-- begin --

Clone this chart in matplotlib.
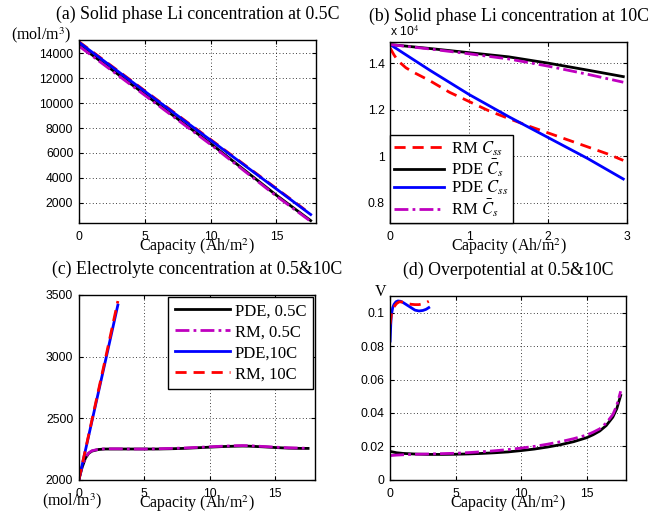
import numpy as np
import matplotlib
matplotlib.use("Agg")
import matplotlib.pyplot as plt
from matplotlib.ticker import FuncFormatter

plt.rcParams['font.family'] = 'Liberation Sans'
plt.rcParams['mathtext.fontset'] = 'stix'

# (a) solid phase Li concentration at 0.5C
xa = [0, 5, 10, 15, 17.6]
a_pde_css = [14900, 10960, 7030, 3100, 1050]
a_rm_css = [14950, 11010, 7080, 3140, 1090]
a_pde_cbar = [14680, 10720, 6760, 2600, 560]
a_rm_cbar = [14600, 10640, 6680, 2530, 500]

# (b) solid phase Li concentration at 10C
xb = [0, 0.5, 1, 1.5, 2, 2.5, 2.95]
b_pde_cbar = [14800, 14630, 14450, 14270, 14000, 13700, 13420]
b_rm_cbar = [14800, 14610, 14400, 14180, 13870, 13520, 13180]
b_pde_css = [14800, 13700, 12650, 11700, 10800, 9900, 9020]
xb_rm = [0, 0.05, 0.1, 0.2, 0.3, 0.5, 0.75, 1, 1.25, 1.5, 1.75, 2, 2.25, 2.5, 2.75, 2.95]
b_rm_css = [14650, 14350, 14100, 13800, 13600, 13250, 12750, 12350, 11950,
            11620, 11300, 11000, 10700, 10400, 10100, 9820]

# (c) electrolyte concentration
xc = [0, 0.25, 0.5, 0.75, 1, 1.5, 2, 3, 4, 5, 6, 7, 8, 9, 10, 11, 12, 12.5,
      13, 14, 15, 16, 17, 17.5]
c_pde_05 = [2000, 2100, 2175, 2215, 2233, 2246, 2250, 2250, 2250, 2250, 2250,
            2252, 2255, 2260, 2265, 2270, 2273, 2274, 2273, 2268, 2262, 2257,
            2255, 2255]
c_rm_05 = [2000, 2110, 2180, 2218, 2236, 2248, 2252, 2252, 2250, 2250, 2252,
           2255, 2258, 2263, 2268, 2273, 2277, 2278, 2277, 2271, 2265, 2260,
           2257, 2257]
xc10 = [0, 1, 2, 2.98]
c_pde_10 = [2000, 2475, 2950, 3418]
c_rm_10 = [2000, 2485, 2968, 3450]

# (d) overpotential
xd = [0, 0.5, 1, 2, 3, 4, 5, 6, 7, 8, 9, 10, 11, 12, 13, 14, 15, 15.5, 16,
      16.5, 17, 17.3, 17.6]
d_pde_05 = [0.017, 0.0162, 0.0158, 0.0154, 0.0152, 0.0152, 0.0153, 0.0155,
            0.0158, 0.0162, 0.0167, 0.0175, 0.0184, 0.0196, 0.021, 0.0228,
            0.0252, 0.027, 0.0292, 0.0325, 0.0375, 0.0425, 0.0505]
d_rm_05 = [0.0145, 0.0148, 0.015, 0.0153, 0.0155, 0.0157, 0.0159, 0.0163,
           0.0168, 0.0174, 0.0181, 0.019, 0.02, 0.0213, 0.0228, 0.0246,
           0.0268, 0.0285, 0.0305, 0.034, 0.039, 0.0445, 0.053]
xd_pde10 = [0, 0.05, 0.1, 0.2, 0.3, 0.45, 0.6, 0.8, 1.0, 1.3, 1.6, 1.9, 2.2,
            2.5, 2.75, 2.95]
d_pde_10 = [0.083, 0.093, 0.099, 0.103, 0.105, 0.1065, 0.107, 0.1068, 0.106,
            0.1045, 0.103, 0.1015, 0.101, 0.1013, 0.102, 0.103]
xd_rm10 = [0, 0.1, 0.2, 0.35, 0.5, 0.7, 1.0, 1.3, 1.6, 1.9, 2.2, 2.5, 2.75, 2.95]
d_rm_10 = [0.093, 0.099, 0.102, 0.104, 0.1055, 0.1065, 0.1063, 0.1055, 0.105,
           0.1048, 0.1048, 0.1053, 0.106, 0.1068]

serif = 'Liberation Serif'
lw = 2
red_ls = (0, (4, 2.5))
mag_ls = (0, (5, 1.5, 1, 1.5))

fig = plt.figure(figsize=(6.68, 5.21), dpi=100)
ax_a = fig.add_axes([0.118, 0.572, 0.355, 0.351])
ax_b = fig.add_axes([0.584, 0.572, 0.355, 0.347])
ax_c = fig.add_axes([0.118, 0.079, 0.353, 0.355])
ax_d = fig.add_axes([0.584, 0.079, 0.353, 0.353])


def style(ax, title):
    ax.grid(True, linestyle=(0, (1, 3)), color='black', linewidth=0.6)
    ax.tick_params(direction='in', top=True, right=True, labelsize=8.7,
                   length=3, pad=4)
    ax.tick_params(axis='x', pad=6)
    for s in ax.spines.values():
        s.set_linewidth(1.0)
    ax.set_title(title, family=serif, fontsize=12.8, pad=15)
    ax.set_xlabel(r'Capacity (Ah/m$^2$)', family=serif, fontsize=11.5,
                  labelpad=-5)


# (a)
ax_a.plot(xa, a_pde_cbar, color='black', lw=lw)
ax_a.plot(xa, a_rm_cbar, color='m', lw=lw, ls=mag_ls)
ax_a.plot(xa, a_rm_css, color='red', lw=lw, ls=red_ls)
ax_a.plot(xa, a_pde_css, color='blue', lw=lw)
ax_a.set_xlim(0, 18)
ax_a.set_ylim(370, 15070)
ax_a.set_xticks([0, 5, 10, 15])
ax_a.set_yticks([2000, 4000, 6000, 8000, 10000, 12000, 14000])
style(ax_a, '(a) Solid phase Li concentration at 0.5C')
ax_a.text(-0.285, 1.03, r'(mol/m$^3$)', transform=ax_a.transAxes,
          family=serif, fontsize=11.5, va='center', ha='left')

# (b)
ax_b.plot(xb_rm, b_rm_css, color='red', lw=lw, ls=red_ls, label=r'RM $C_{ss}$')
ax_b.plot(xb, b_pde_cbar, color='black', lw=lw, label=r'PDE $\bar{C}_s$')
ax_b.plot(xb, b_pde_css, color='blue', lw=lw, label=r'PDE $C_{ss}$')
ax_b.plot(xb, b_rm_cbar, color='m', lw=lw, ls=mag_ls, label=r'RM $\bar{C}_s$')
ax_b.set_xlim(0, 3)
ax_b.set_ylim(7130, 14900)
ax_b.set_xticks([0, 1, 2, 3])
ax_b.set_yticks([8000, 10000, 12000, 14000])
ax_b.yaxis.set_major_formatter(FuncFormatter(lambda v, p: '%g' % (v / 1e4)))
style(ax_b, '(b) Solid phase Li concentration at 10C')
ax_b.text(0.0, 1.02, r'x 10$^4$', transform=ax_b.transAxes, fontsize=8.7,
          va='bottom', ha='left')
leg = ax_b.legend(loc='lower left', prop={'family': serif, 'size': 12},
                  fancybox=False, framealpha=1, edgecolor='black',
                  handlelength=3.0, borderaxespad=0, labelspacing=0.0,
                  borderpad=0.25, handletextpad=0.4)
leg.get_frame().set_linewidth(1.0)

# (c)
ax_c.plot(xc, c_pde_05, color='black', lw=lw, label='PDE, 0.5C')
ax_c.plot(xc, c_rm_05, color='m', lw=lw, ls=mag_ls, label='RM, 0.5C')
ax_c.plot(xc10, c_pde_10, color='blue', lw=lw, label='PDE,10C')
ax_c.plot(xc10, c_rm_10, color='red', lw=lw, ls=red_ls, label='RM, 10C')
ax_c.set_xlim(0, 18)
ax_c.set_ylim(2000, 3500)
ax_c.set_xticks([0, 5, 10, 15])
ax_c.set_yticks([2000, 2500, 3000, 3500])
style(ax_c, '(c) Electrolyte concentration at 0.5&10C')
ax_c.text(-0.155, -0.06, r'(mol/m$^3$)', transform=ax_c.transAxes,
          family=serif, fontsize=11.5, va='top', ha='left')
leg = ax_c.legend(loc='upper right', prop={'family': serif, 'size': 12},
                  fancybox=False, framealpha=1, edgecolor='black',
                  handlelength=3.3, borderaxespad=0.1, labelspacing=0.3,
                  borderpad=0.4, handletextpad=0.3)
leg.get_frame().set_linewidth(1.0)

# (d)
ax_d.plot(xd, d_pde_05, color='black', lw=lw)
ax_d.plot(xd, d_rm_05, color='m', lw=lw, ls=mag_ls)
ax_d.plot(xd_pde10, d_pde_10, color='blue', lw=lw)
ax_d.plot(xd_rm10, d_rm_10, color='red', lw=lw, ls=red_ls)
ax_d.set_xlim(0, 18)
ax_d.set_ylim(0, 0.11)
ax_d.set_xticks([0, 5, 10, 15])
ax_d.set_yticks([0, 0.02, 0.04, 0.06, 0.08, 0.1])
ax_d.yaxis.set_major_formatter(FuncFormatter(lambda v, p: '%g' % v))
style(ax_d, '(d) Overpotential at 0.5&10C')
ax_d.text(-0.04, 1.02, 'V', transform=ax_d.transAxes, family=serif,
          fontsize=11.5, va='center', ha='center')

fig.savefig('out.png', dpi=100)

-- end --

Repeat, exactly and in full, each line from the start of the data to the line that contains "a_rm_cbar = [14600, 10640, 6680, 2530, 500]". Pictures do not go in.

Clone this chart in matplotlib.
import numpy as np
import matplotlib
matplotlib.use("Agg")
import matplotlib.pyplot as plt
from matplotlib.ticker import FuncFormatter

plt.rcParams['font.family'] = 'Liberation Sans'
plt.rcParams['mathtext.fontset'] = 'stix'

# (a) solid phase Li concentration at 0.5C
xa = [0, 5, 10, 15, 17.6]
a_pde_css = [14900, 10960, 7030, 3100, 1050]
a_rm_css = [14950, 11010, 7080, 3140, 1090]
a_pde_cbar = [14680, 10720, 6760, 2600, 560]
a_rm_cbar = [14600, 10640, 6680, 2530, 500]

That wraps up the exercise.